I may not have paid enough attention to the Steam store description. I read the words "have developed a satellite (iDGi-1) capable of opening a digital rift through time and space" and kind of just assumed that they were describing the futuristic plane the game is set on. If I'd bothered to take in the sentences both immediately prior to and immediately following that one, I'd have realized that they were, in fact, referring to the game's framing device. The conceit is that this magical satellite is in our real world and that by playing the game, I am actually accessing this satellite and communicating with an alternate reality - the world of the game. Consortium actually takes place on a high-tech, but otherwise normal airplane, and not, as I originally thought, in some sort of time-traveling, dimension-hopping space plane.
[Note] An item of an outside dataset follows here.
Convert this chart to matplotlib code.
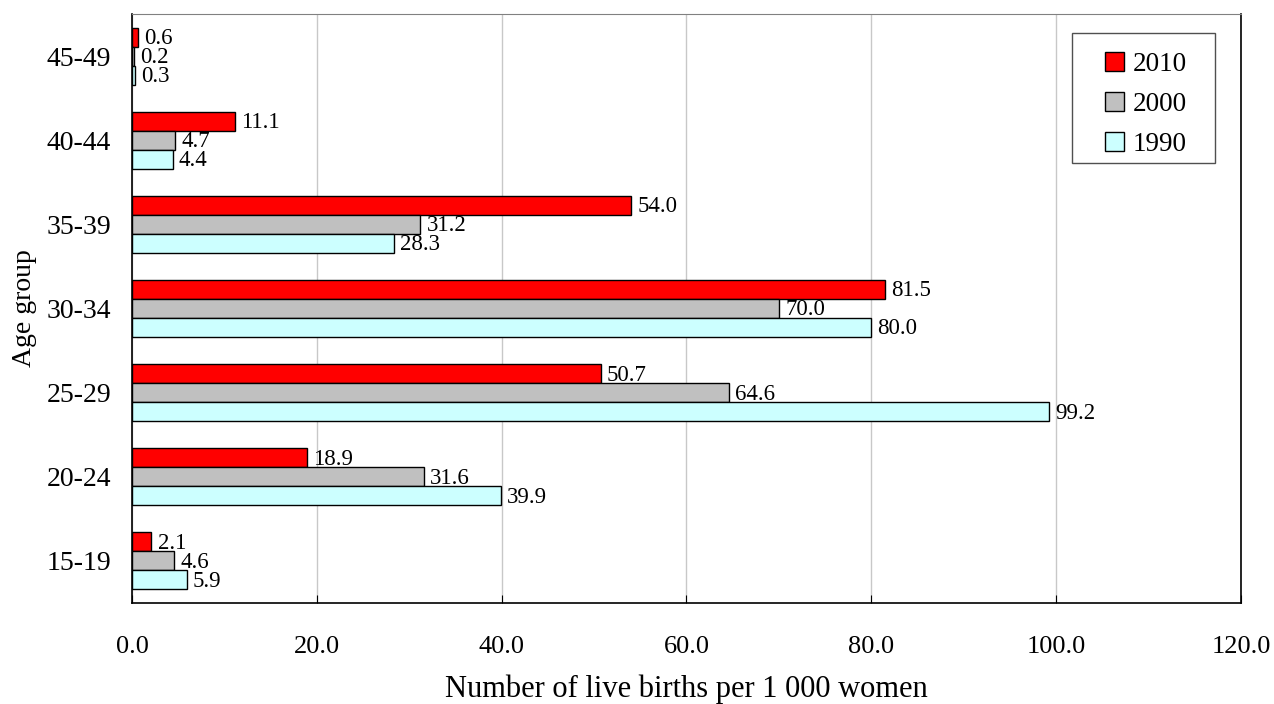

Why the game needs this framing device, I can't say. Presumably it's going to have some kind of payoff, later on, but for now, despite having incontrovertible physical evidence that my character, Bishop 6 (a code name), has been compromised by an unknown third party, the Consortium has decided to let me keep doing my highly-sensitive, if vaguely defined, military/police troubleshooter job. Maybe it's just an in-joke, meant to make fun of idiots like myself that insist on staying to the perverse and nonsensical path of total ignorance, but if that's the case, why tout it as a selling point on the game's Steam page?

The practical upshot of this detour is that I am not completely lost about who I am and what I'm supposed to be doing. Someone's been murdered, and despite being in a confined space, with a limited number of people, nobody's a suspect and aside from assigning me to investigate, my superior officers in this secret(?) military(?) organization appear to be mostly content with waiting until the plane lands and having the professionals on the ground handle the investigation.

I think what I'm supposed to do is observe as much as I can, read the in-game lore documents, and then, because multiple playthroughs are explicitly canon, thanks to the game's framing device, use my knowldge from the first run to make better choices on subsequent runs. But if that's the case, I haven't quite gotten into the spirit of the thing yet. So far I'm playing as if I were a nameless detective with severe amnesia, bumbling my way through this investigation with zero law-enforcement instincts.

I'm hoping it will all make sense in the long run.